Plotting code records
============================================================
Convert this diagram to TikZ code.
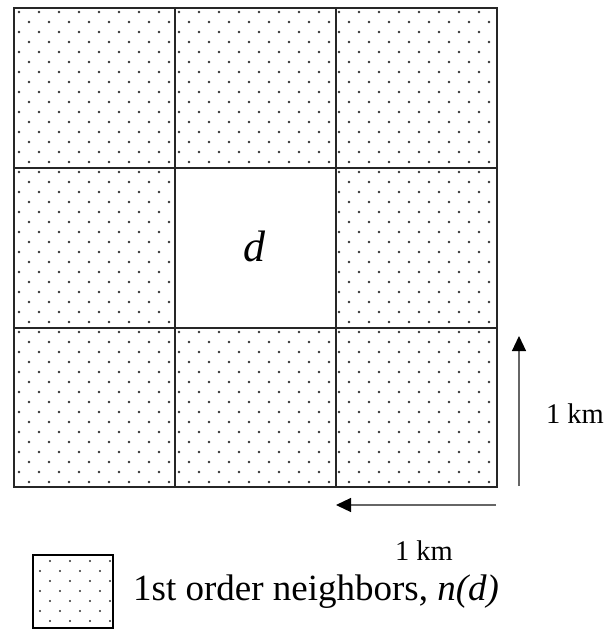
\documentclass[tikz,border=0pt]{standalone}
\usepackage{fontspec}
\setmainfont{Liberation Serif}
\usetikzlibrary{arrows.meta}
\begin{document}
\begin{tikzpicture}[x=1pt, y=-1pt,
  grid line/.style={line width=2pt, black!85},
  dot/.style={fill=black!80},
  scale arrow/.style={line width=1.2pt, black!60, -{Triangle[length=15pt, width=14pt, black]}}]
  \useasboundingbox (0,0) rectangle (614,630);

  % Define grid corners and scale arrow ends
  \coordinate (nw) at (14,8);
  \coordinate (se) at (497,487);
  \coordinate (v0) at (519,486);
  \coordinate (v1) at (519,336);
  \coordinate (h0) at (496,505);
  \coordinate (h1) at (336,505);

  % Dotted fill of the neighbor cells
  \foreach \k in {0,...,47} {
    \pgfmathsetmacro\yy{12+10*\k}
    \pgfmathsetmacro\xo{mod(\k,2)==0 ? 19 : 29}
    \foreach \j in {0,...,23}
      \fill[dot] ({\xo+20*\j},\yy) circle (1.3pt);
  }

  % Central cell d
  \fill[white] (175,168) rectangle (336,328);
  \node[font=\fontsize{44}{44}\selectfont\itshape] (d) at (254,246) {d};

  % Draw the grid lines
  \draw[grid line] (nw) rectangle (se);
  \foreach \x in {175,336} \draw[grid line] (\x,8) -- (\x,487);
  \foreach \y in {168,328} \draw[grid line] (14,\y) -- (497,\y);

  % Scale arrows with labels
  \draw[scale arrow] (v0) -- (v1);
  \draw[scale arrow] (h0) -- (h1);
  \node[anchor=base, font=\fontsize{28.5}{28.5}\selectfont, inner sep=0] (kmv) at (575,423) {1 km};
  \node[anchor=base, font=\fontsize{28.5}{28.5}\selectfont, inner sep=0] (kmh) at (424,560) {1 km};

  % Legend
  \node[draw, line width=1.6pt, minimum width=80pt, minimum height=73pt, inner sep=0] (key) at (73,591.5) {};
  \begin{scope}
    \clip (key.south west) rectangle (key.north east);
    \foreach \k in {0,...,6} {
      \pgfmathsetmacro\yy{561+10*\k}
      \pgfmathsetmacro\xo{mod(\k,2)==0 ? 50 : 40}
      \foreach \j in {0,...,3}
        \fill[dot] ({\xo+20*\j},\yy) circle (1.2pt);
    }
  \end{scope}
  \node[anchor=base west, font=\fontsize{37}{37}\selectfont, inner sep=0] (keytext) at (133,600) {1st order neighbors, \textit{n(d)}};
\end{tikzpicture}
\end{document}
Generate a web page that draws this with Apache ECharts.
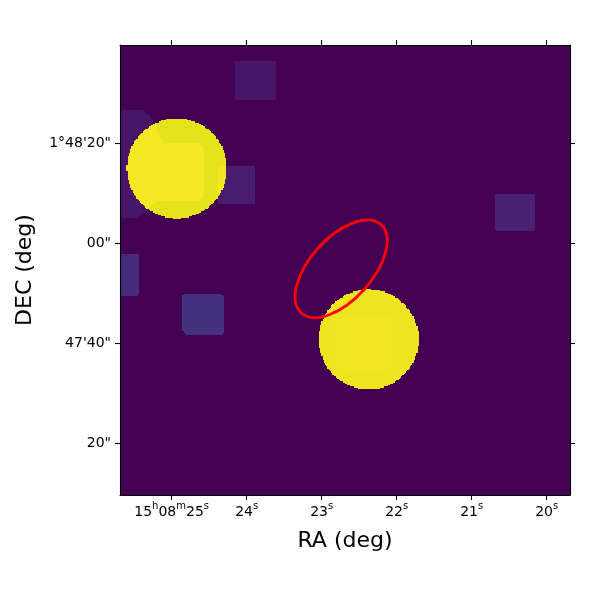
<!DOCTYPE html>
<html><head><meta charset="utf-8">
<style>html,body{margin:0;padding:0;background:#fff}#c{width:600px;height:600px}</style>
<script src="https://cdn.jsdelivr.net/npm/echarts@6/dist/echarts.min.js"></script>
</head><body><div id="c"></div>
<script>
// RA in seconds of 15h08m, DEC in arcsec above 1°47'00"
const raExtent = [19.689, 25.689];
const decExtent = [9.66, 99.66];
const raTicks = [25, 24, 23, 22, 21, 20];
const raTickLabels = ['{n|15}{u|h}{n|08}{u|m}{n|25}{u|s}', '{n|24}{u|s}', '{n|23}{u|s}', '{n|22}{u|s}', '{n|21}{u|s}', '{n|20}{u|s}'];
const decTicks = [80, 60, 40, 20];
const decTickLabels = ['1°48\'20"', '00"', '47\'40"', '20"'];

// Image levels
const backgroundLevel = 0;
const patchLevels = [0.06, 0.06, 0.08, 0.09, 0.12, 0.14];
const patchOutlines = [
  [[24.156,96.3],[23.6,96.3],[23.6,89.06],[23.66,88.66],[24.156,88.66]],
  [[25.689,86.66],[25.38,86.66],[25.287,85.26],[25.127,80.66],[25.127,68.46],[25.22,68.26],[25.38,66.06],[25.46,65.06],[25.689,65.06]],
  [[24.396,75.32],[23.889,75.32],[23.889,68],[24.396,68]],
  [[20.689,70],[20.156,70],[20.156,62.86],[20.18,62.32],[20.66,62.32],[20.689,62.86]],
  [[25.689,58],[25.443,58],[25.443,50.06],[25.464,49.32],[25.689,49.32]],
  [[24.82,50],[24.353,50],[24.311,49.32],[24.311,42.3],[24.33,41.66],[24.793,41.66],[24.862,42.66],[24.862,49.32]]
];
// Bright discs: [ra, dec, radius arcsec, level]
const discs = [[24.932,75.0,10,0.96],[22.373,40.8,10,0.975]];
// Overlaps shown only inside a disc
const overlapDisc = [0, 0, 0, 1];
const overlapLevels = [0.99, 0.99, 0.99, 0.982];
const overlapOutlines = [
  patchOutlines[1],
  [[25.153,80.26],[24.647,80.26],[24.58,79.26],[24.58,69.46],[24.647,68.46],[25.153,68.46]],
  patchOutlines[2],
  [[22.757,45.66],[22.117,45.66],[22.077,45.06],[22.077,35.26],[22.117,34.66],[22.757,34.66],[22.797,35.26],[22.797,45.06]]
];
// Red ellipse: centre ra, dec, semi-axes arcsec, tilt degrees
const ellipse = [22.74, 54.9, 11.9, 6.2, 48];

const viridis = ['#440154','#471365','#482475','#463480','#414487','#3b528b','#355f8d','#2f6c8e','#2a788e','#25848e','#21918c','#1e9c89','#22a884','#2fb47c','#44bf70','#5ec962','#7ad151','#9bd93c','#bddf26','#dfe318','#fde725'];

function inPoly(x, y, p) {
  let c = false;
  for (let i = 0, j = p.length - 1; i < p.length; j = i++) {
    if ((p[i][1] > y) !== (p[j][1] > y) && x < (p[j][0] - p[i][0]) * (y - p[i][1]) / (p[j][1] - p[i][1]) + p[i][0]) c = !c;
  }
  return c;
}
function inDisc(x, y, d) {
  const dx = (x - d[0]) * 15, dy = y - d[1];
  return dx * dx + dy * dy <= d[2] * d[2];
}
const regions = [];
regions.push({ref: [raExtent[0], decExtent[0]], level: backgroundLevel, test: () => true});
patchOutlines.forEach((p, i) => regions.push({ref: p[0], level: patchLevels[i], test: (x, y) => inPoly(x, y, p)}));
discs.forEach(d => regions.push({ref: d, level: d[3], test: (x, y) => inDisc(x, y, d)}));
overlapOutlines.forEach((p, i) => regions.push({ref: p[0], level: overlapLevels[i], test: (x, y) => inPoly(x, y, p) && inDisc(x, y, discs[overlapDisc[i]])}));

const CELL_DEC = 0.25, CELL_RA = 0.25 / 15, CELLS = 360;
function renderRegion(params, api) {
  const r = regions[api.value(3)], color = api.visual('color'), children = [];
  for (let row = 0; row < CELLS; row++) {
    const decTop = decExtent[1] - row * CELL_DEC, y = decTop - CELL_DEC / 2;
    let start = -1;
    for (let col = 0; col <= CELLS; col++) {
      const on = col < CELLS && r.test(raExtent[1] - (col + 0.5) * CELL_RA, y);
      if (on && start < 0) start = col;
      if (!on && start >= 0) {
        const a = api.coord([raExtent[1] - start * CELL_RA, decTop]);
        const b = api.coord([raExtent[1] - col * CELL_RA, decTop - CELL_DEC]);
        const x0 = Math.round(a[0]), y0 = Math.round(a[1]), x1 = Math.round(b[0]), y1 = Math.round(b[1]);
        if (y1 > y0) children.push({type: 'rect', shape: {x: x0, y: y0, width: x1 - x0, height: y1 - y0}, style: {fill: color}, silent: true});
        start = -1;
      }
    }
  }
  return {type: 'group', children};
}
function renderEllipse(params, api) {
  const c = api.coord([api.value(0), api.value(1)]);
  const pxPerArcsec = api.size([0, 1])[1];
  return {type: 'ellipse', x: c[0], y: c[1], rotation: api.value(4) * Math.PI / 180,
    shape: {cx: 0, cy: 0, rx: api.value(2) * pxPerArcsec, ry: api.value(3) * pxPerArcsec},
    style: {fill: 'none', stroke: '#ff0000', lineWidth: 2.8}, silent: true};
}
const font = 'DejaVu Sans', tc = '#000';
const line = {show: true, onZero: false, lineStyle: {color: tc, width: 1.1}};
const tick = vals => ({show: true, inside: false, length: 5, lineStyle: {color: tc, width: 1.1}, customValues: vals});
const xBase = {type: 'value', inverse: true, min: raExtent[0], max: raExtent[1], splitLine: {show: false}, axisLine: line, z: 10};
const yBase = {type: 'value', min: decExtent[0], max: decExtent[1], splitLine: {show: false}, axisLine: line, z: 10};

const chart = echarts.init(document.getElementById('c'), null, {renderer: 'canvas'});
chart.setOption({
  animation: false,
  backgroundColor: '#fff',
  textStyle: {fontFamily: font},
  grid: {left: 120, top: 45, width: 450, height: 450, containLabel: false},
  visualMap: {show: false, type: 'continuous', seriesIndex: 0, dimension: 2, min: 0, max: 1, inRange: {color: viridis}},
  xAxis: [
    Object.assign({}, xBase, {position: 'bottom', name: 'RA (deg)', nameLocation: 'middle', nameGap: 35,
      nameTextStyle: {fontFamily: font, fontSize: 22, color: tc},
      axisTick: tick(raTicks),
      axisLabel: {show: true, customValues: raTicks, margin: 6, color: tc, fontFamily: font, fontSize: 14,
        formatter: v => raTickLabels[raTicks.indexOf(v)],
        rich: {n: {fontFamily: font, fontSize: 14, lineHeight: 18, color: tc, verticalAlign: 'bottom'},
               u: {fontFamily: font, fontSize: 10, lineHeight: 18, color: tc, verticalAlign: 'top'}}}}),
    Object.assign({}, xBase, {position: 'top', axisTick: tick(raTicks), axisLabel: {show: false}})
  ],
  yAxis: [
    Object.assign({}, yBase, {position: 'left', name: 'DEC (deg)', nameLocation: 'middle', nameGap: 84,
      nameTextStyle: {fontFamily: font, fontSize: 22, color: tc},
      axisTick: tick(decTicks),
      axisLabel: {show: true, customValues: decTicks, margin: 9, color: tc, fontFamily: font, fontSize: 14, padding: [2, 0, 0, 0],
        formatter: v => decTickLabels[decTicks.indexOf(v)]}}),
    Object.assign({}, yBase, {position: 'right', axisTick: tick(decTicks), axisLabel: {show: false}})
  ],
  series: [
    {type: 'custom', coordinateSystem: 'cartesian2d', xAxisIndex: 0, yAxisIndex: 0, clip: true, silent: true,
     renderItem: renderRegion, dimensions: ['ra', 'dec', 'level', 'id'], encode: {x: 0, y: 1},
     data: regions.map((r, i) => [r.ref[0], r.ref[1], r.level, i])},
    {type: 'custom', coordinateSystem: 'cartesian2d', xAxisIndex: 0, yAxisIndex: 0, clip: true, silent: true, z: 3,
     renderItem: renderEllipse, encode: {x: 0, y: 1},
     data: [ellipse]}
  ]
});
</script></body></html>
============================================================
Only the lines from the start of the records above through the line containing "(0,0) rectangle (614,630);" should be returned, exactly and with both ends, please; the pictures stay out.

Convert this diagram to TikZ code.
\documentclass[tikz,border=0pt]{standalone}
\usepackage{fontspec}
\setmainfont{Liberation Serif}
\usetikzlibrary{arrows.meta}
\begin{document}
\begin{tikzpicture}[x=1pt, y=-1pt,
  grid line/.style={line width=2pt, black!85},
  dot/.style={fill=black!80},
  scale arrow/.style={line width=1.2pt, black!60, -{Triangle[length=15pt, width=14pt, black]}}]
  \useasboundingbox (0,0) rectangle (614,630);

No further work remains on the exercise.